— Begin Supplied information —

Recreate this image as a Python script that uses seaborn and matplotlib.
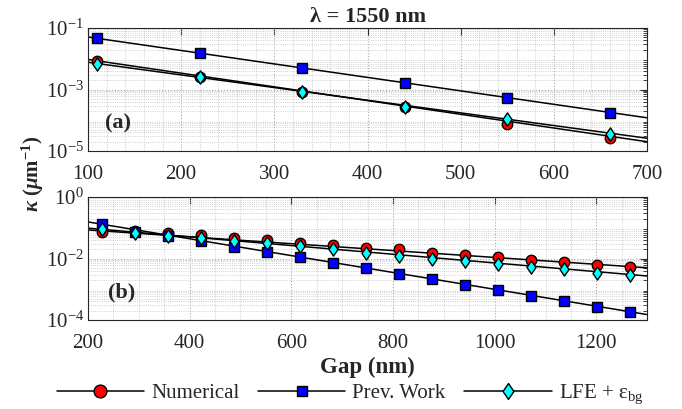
import numpy as np
import pandas as pd
import matplotlib
matplotlib.use("Agg")
import matplotlib.pyplot as plt
import seaborn as sns
from matplotlib.lines import Line2D
from matplotlib.path import Path
from matplotlib.ticker import LogLocator, MultipleLocator, NullFormatter

# ---------------- data ----------------
gap_a = [110, 220, 330, 440, 550, 660]
num_a = [8.5e-3, 2.6e-3, 8.3e-4, 2.7e-4, 7.4e-5, 2.6e-5]
prev_a = [4.7e-2, 1.55e-2, 5.0e-3, 1.6e-3, 5.4e-4, 1.7e-4]
lfe_a = [7.0e-3, 2.6e-3, 8.3e-4, 2.6e-4, 1.1e-4, 3.5e-5]
# fitted lines (end points)
fitx_a = [100, 700]
fit_num_a = [9.5e-3, 2.0e-5]
fit_prev_a = [5.1e-2, 1.2e-4]
fit_lfe_a = [7.7e-3, 2.6e-5]

gap_b = [227, 292, 357, 422, 487, 552, 617, 682, 747, 812, 877, 942, 1007,
         1072, 1137, 1202, 1267]
num_b = [0.075, 0.078, 0.069, 0.057, 0.048, 0.040, 0.033, 0.028, 0.022, 0.020,
         0.0155, 0.013, 0.011, 0.0091, 0.0075, 0.0061, 0.0054]
prev_b = [0.13, 0.074, 0.054, 0.037, 0.024, 0.0166, 0.011, 0.0069, 0.0048,
          0.0031, 0.0022, 0.0014, 9.3e-4, 6.2e-4, 4.0e-4, 2.7e-4, 1.8e-4]
lfe_b = [0.089, 0.069, 0.054, 0.045, 0.037, 0.031, 0.026, 0.020, 0.0155,
         0.0123, 0.0098, 0.0083, 0.0065, 0.0054, 0.0045, 0.0035, 0.0029]
fitx_b = [200, 1300]
fit_num_b = [0.085, 0.0050]
fit_prev_b = [0.155, 1.5e-4]
fit_lfe_b = [0.097, 0.0027]

labels = ["Numerical", "Prev. Work", r"LFE + $\mathdefault{ε_{bg}}$"]
face = ["#ff0000", "#0000ff", "#00ffff"]

diamond = Path([(0, 1), (0.68, 0), (0, -1), (-0.68, 0), (0, 1)],
               [Path.MOVETO, Path.LINETO, Path.LINETO, Path.LINETO, Path.CLOSEPOLY])
mark = ["o", "s", diamond]
msize = [7.5, 6.5, 9.5]
msize_leg = [9.2, 7.2, 11.5]

# ---------------- style ----------------
sns.set_style("white")
plt.rcParams["font.family"] = ["Liberation Serif", "DejaVu Serif"]
plt.rcParams["mathtext.fontset"] = "custom"
plt.rcParams["mathtext.it"] = "Liberation Serif:italic:bold"
plt.rcParams["mathtext.rm"] = "Liberation Serif:bold"
plt.rcParams["mathtext.bf"] = "Liberation Serif:bold"

fig = plt.figure(figsize=(6.82, 4.09), dpi=100)
axA = fig.add_axes([0.129, 0.6308, 0.820, 0.3007])
axB = fig.add_axes([0.129, 0.2176, 0.820, 0.3007])


def draw(ax, gx, series, fx, fits):
    for ys, fy in zip(series, fits):
        dfl = pd.DataFrame({"x": fx, "y": fy})
        sns.lineplot(data=dfl, x="x", y="y", ax=ax, color="black", lw=1.1,
                     zorder=2, legend=False)
    for i, ys in enumerate(series):
        dfs = pd.DataFrame({"x": gx, "y": ys})
        ax.plot(dfs["x"], dfs["y"], ls="none", marker=mark[i],
                markersize=msize[i], markerfacecolor=face[i],
                markeredgecolor="black", markeredgewidth=1.0, zorder=3 + i)


draw(axA, gap_a, [num_a, prev_a, lfe_a], fitx_a, [fit_num_a, fit_prev_a, fit_lfe_a])
draw(axB, gap_b, [num_b, prev_b, lfe_b], fitx_b, [fit_num_b, fit_prev_b, fit_lfe_b])

for ax, xl, yl, xmaj, xmin, ym in [
        (axA, (100, 700), (1e-5, 1e-1), 100, 20, [1e-5, 1e-3, 1e-1]),
        (axB, (200, 1300), (1e-4, 1e0), 200, 50, [1e-4, 1e-2, 1e0])]:
    ax.set_yscale("log")
    ax.set_xlim(*xl)
    ax.set_ylim(*yl)
    ax.set_xlabel("")
    ax.set_ylabel("")
    ax.xaxis.set_major_locator(MultipleLocator(xmaj))
    ax.xaxis.set_minor_locator(MultipleLocator(xmin))
    ax.set_yticks(ym)
    ax.yaxis.set_minor_locator(LogLocator(base=10, subs=np.arange(2, 10), numticks=20))
    ax.yaxis.set_minor_formatter(NullFormatter())
    ax.grid(which="major", color="#a8a8a8", ls=":", lw=0.8)
    ax.grid(which="minor", color="#c0c0c0", ls=":", lw=0.6)
    ax.tick_params(which="both", direction="in", top=True, right=True,
                   labelsize=15)
    ax.tick_params(axis="x", which="major", pad=10)
    ax.tick_params(axis="y", which="major", pad=3)
    ax.tick_params(which="major", length=5, width=0.8)
    ax.tick_params(axis="x", which="minor", length=0)
    ax.tick_params(axis="y", which="minor", length=3, width=0.6)
    for s in ax.spines.values():
        s.set_color("#262626")
        s.set_linewidth(0.8)
    ax.set_axisbelow(True)

axA.set_title("λ = 1550 nm", fontsize=16, fontweight="bold", pad=4)
axA.text(0.03, 0.22, "(a)", transform=axA.transAxes, fontsize=16,
         fontweight="bold", va="center", ha="left")
axB.text(0.035, 0.22, "(b)", transform=axB.transAxes, fontsize=16,
         fontweight="bold", va="center", ha="left")
axB.set_xlabel("Gap (nm)", fontsize=16.5, fontweight="bold", labelpad=3)
fig.text(0.048, 0.575, r"$\kappa$ ($\mu$m$^{-1}$)", rotation=90, fontsize=15,
         fontweight="bold", ha="center", va="center")

handles = [Line2D([0], [0], color="black", lw=1.1, marker=mark[i],
                  markersize=msize_leg[i], markerfacecolor=face[i],
                  markeredgecolor="black")
           for i in range(3)]
fig.legend(handles, labels, loc="center", bbox_to_anchor=(0.513, 0.036),
           ncol=3, frameon=False, fontsize=15, handlelength=4.2,
           handletextpad=0.33, columnspacing=0.9)

fig.savefig("out.png", dpi=100)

— End Supplied information —

## Given problem
Pictures stay out. Repeat only the lines from the beginning of the data through the line that has "fit_lfe_a = [7.7e-3, 2.6e-5]".

## Answer to this problem
Recreate this image as a Python script that uses seaborn and matplotlib.
import numpy as np
import pandas as pd
import matplotlib
matplotlib.use("Agg")
import matplotlib.pyplot as plt
import seaborn as sns
from matplotlib.lines import Line2D
from matplotlib.path import Path
from matplotlib.ticker import LogLocator, MultipleLocator, NullFormatter

# ---------------- data ----------------
gap_a = [110, 220, 330, 440, 550, 660]
num_a = [8.5e-3, 2.6e-3, 8.3e-4, 2.7e-4, 7.4e-5, 2.6e-5]
prev_a = [4.7e-2, 1.55e-2, 5.0e-3, 1.6e-3, 5.4e-4, 1.7e-4]
lfe_a = [7.0e-3, 2.6e-3, 8.3e-4, 2.6e-4, 1.1e-4, 3.5e-5]
# fitted lines (end points)
fitx_a = [100, 700]
fit_num_a = [9.5e-3, 2.0e-5]
fit_prev_a = [5.1e-2, 1.2e-4]
fit_lfe_a = [7.7e-3, 2.6e-5]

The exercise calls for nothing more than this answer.